Obviously, this assumes phone & em contacts, but you don’t want to be a pest if the answers are available w/o a phone call. However, contacting higher ups who you met (you did meet some, didn’t you) on your numerous visits is a completely different matter.
Not really. Sure it might help, but ultimately schools are looking for the students that will fit best within that school. The number of kids with ‘contacts’ is never going to be enough that you will be denied a place over the kid whose mom works in human resources. Schools recognize that most students don’t have much connection with colleges, hence the lengthy application process so they can get to know you.
Obviously you don’t want to make a nuisance of yourself. However, if you have specific questions regarding the universities you are applying to (that aren’t answered on the university’s website,) why not contact their admissions office and ask? The caveat here is that you ask politely, and do not call every day. Being “one of those” students can actually hurt your chances of admission, as admissions officers don’t want problem students or parents. If in doubt, ask your guidance counselor to reach out. Questions to Ask Admissions Offices
1. How many applications do you expect to receive, and how many students will be offered admission? 2. How much weight is given to the essay as part of the whole application? 3. How many people evaluate each application? 4. What kind of rubrics are used? Admissions officers should have no problem answering these questions for you. It always shocks me as I work with students how little they take advantage of this resource.

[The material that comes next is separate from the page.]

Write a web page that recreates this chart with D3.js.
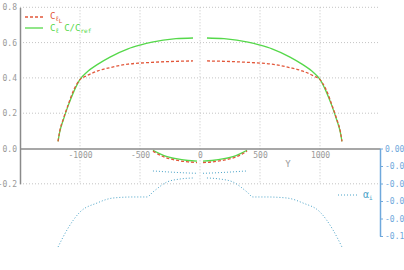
<!DOCTYPE html>
<html>
<head>
<meta charset="utf-8">
<script src="https://cdn.jsdelivr.net/npm/d3@7"></script>
<style>
  body { margin: 0; background: #fff; }
  text { font-family: "DejaVu Sans Mono", monospace; }
</style>
</head>
<body>
<div id="root"></div>
<script>
// span stations (Y) and values
const wingYLeft = [-1183, -1170, -1140, -1100, -1050, -1000, -950, -850, -750, -600, -500, -400, -200, -58];
const wingYRight = [58, 200, 400, 500, 600, 750, 850, 950, 1000, 1050, 1100, 1140, 1170, 1183];
const clcLeft = [0.04, 0.09, 0.16, 0.24, 0.325, 0.392, 0.428, 0.478, 0.518, 0.565, 0.586, 0.603, 0.622, 0.626];
const clcRight = [0.626, 0.622, 0.603, 0.586, 0.565, 0.518, 0.478, 0.428, 0.392, 0.325, 0.24, 0.16, 0.09, 0.04];
const cllLeft = [0.04, 0.095, 0.165, 0.245, 0.335, 0.39, 0.41, 0.44, 0.458, 0.478, 0.484, 0.488, 0.494, 0.496];
const cllRight = [0.496, 0.494, 0.488, 0.484, 0.478, 0.458, 0.44, 0.41, 0.39, 0.335, 0.245, 0.165, 0.095, 0.04];

const tailYLeft = [-392, -350, -300, -200, -100, -25];
const tailYRight = [25, 100, 200, 300, 350, 392];
const tailClcLeft = [-0.01, -0.025, -0.04, -0.058, -0.068, -0.071];
const tailClcRight = [-0.071, -0.068, -0.058, -0.04, -0.025, -0.01];
const tailCllLeft = [-0.015, -0.032, -0.048, -0.066, -0.076, -0.08];
const tailCllRight = [-0.08, -0.076, -0.066, -0.048, -0.032, -0.015];
const tailAlphaLeft = [-0.0257, -0.026, -0.0265, -0.0273, -0.028, -0.0283];
const tailAlphaRight = [-0.0283, -0.028, -0.0273, -0.0265, -0.026, -0.0257];

const alphaYLeft = [-1183, -1108, -1000, -858, -725, -558, -442, -392, -275, -167, -58];
const alphaLeft = [-0.1126, -0.093, -0.0726, -0.0623, -0.0566, -0.0554, -0.0554, -0.0497, -0.0383, -0.0349, -0.0337];
const alphaYRight = [58, 167, 275, 392, 442, 558, 725, 858, 1000, 1108, 1183];
const alphaRight = [-0.0337, -0.0349, -0.0383, -0.0497, -0.0554, -0.0554, -0.0566, -0.0623, -0.0726, -0.093, -0.1126];

const xTicks = [-1000, -500, 0, 500, 1000];
const yTicks = [-0.2, 0.0, 0.2, 0.4, 0.6, 0.8];
const y2Ticks = [0.0, -0.02, -0.04, -0.06, -0.08, -0.10];

const width = 404, height = 270;
const green = "#55d84a", red = "#e2573a", blue = "#4aa3c8", axisBlue = "#6fa8dc", gray = "#8a8a8a";

const svg = d3.select("#root").append("svg").attr("width", width).attr("height", height);

const x = d3.scaleLinear().domain([-1500, 1500]).range([20, 380]);
const y = d3.scaleLinear().domain([-0.2, 0.8]).range([183.8, 7.3]);
const y2 = d3.scaleLinear().domain([-0.1, 0]).range([236, 148.5]);

// grid
svg.append("g").selectAll("line").data(xTicks).enter().append("line")
  .attr("x1", d => x(d)).attr("x2", d => x(d))
  .attr("y1", y(0.8)).attr("y2", y(-0.2))
  .attr("stroke", "#c4c4c4").attr("stroke-dasharray", "1,2");
svg.append("g").selectAll("line").data(yTicks.filter(d => d !== 0)).enter().append("line")
  .attr("x1", x(-1500)).attr("x2", x(1500))
  .attr("y1", d => y(d)).attr("y2", d => y(d))
  .attr("stroke", "#c4c4c4").attr("stroke-dasharray", "1,2");

const fmt = n => d => d.toFixed(n).replace("\u2212", "-");

// left axis
const yAxis = svg.append("g").attr("transform", "translate(" + x(-1500) + ",0)")
  .call(d3.axisLeft(y).tickValues(yTicks).tickSize(0).tickPadding(3).tickFormat(fmt(1)));
yAxis.select(".domain").attr("stroke", gray).attr("stroke-width", 1.5);
yAxis.selectAll("text").attr("fill", "#999").attr("font-size", 8);

// x axis at zero
const xAxis = svg.append("g").attr("transform", "translate(0," + y(0) + ")")
  .call(d3.axisBottom(x).tickValues(xTicks).tickSize(0).tickPadding(4).tickSizeOuter(0).tickFormat(d => String(d)));
xAxis.select(".domain").attr("stroke", gray).attr("stroke-width", 1.5);
xAxis.selectAll("text").attr("fill", "#999").attr("font-size", 8);

svg.append("text").attr("x", 288).attr("y", 167).attr("text-anchor", "middle")
  .attr("fill", "#999").attr("font-size", 9).text("Y");

// right axis
const y2Axis = svg.append("g").attr("transform", "translate(" + x(1500) + ",0)")
  .call(d3.axisRight(y2).tickValues(y2Ticks).tickSize(3).tickPadding(2).tickSizeOuter(0).tickFormat(fmt(2)));
y2Axis.select(".domain").attr("stroke", axisBlue).attr("stroke-width", 1.5);
y2Axis.selectAll("line").attr("stroke", axisBlue);
y2Axis.selectAll("text").attr("fill", axisBlue).attr("font-size", 8);

const line = d3.line().x(d => x(d[0])).y(d => y(d[1])).curve(d3.curveMonotoneX);
const line2 = d3.line().x(d => x(d[0])).y(d => y2(d[1])).curve(d3.curveMonotoneX);
const zip = (a, b) => a.map((v, i) => [v, b[i]]);

const drawSeries = (pts, gen, stroke, dash, w) => {
  svg.append("path").datum(pts).attr("d", gen)
    .attr("fill", "none").attr("stroke", stroke).attr("stroke-width", w)
    .attr("stroke-dasharray", dash);
};

// alpha_i
drawSeries(zip(alphaYLeft, alphaLeft), line2, blue, "1,2", 1);
drawSeries(zip(alphaYRight, alphaRight), line2, blue, "1,2", 1);
drawSeries(zip(tailYLeft, tailAlphaLeft), line2, blue, "1,2", 1);
drawSeries(zip(tailYRight, tailAlphaRight), line2, blue, "1,2", 1);

// Cl c/cref
drawSeries(zip(wingYLeft, clcLeft), line, green, null, 1.3);
drawSeries(zip(wingYRight, clcRight), line, green, null, 1.3);
drawSeries(zip(tailYLeft, tailClcLeft), line, green, null, 1.3);
drawSeries(zip(tailYRight, tailClcRight), line, green, null, 1.3);

// Cl_L
drawSeries(zip(wingYLeft, cllLeft), line, red, "3,2", 1.3);
drawSeries(zip(wingYRight, cllRight), line, red, "3,2", 1.3);
drawSeries(zip(tailYLeft, tailCllLeft), line, red, "3,2", 1.3);
drawSeries(zip(tailYRight, tailCllRight), line, red, "3,2", 1.3);

// legend
const lg = svg.append("g");
lg.append("line").attr("x1", 25).attr("x2", 43).attr("y1", 17).attr("y2", 17)
  .attr("stroke", red).attr("stroke-width", 1.3).attr("stroke-dasharray", "3,2");
const t1 = lg.append("text").attr("x", 50).attr("y", 19).attr("fill", red).attr("font-size", 9);
t1.append("tspan").text("C");
t1.append("tspan").attr("font-size", 7).attr("dy", 2).text("ℓ");
t1.append("tspan").attr("font-size", 6).attr("dy", 2).text("L");

lg.append("line").attr("x1", 25).attr("x2", 43).attr("y1", 28).attr("y2", 28)
  .attr("stroke", green).attr("stroke-width", 1.3);
const t2 = lg.append("text").attr("x", 50).attr("y", 31).attr("fill", green).attr("font-size", 9);
t2.append("tspan").text("C");
t2.append("tspan").attr("font-size", 7).attr("dy", 2).text("ℓ");
t2.append("tspan").attr("dy", -2).text(" C/C");
t2.append("tspan").attr("font-size", 6).attr("dy", 2).text("ref");

lg.append("line").attr("x1", 338).attr("x2", 357).attr("y1", 195).attr("y2", 195)
  .attr("stroke", blue).attr("stroke-dasharray", "1,2");
const t3 = lg.append("text").attr("x", 363).attr("y", 198).attr("fill", blue).attr("font-size", 10);
t3.append("tspan").text("α");
t3.append("tspan").attr("font-size", 6).attr("dy", 2).text("i");
</script>
</body>
</html>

Demonstrated interest is the term used today when referring to campus contact. While some schools will log and make note of any email, phone, mail, or in person visits and take that as a sign of interest; other schools don’t care or take the time to track those contacts. Those schools who care about your interaction with their campus do so because they see it as a way of determining how likely you are to enroll, should you be offered admission. Schools would much rather enroll students who sincerely want to be there, than those who are “phantom apps”, meaning they have never heard of the student until the application is submitted. While there is no magic number of contacts, make sure you don’t over do it and become a pest.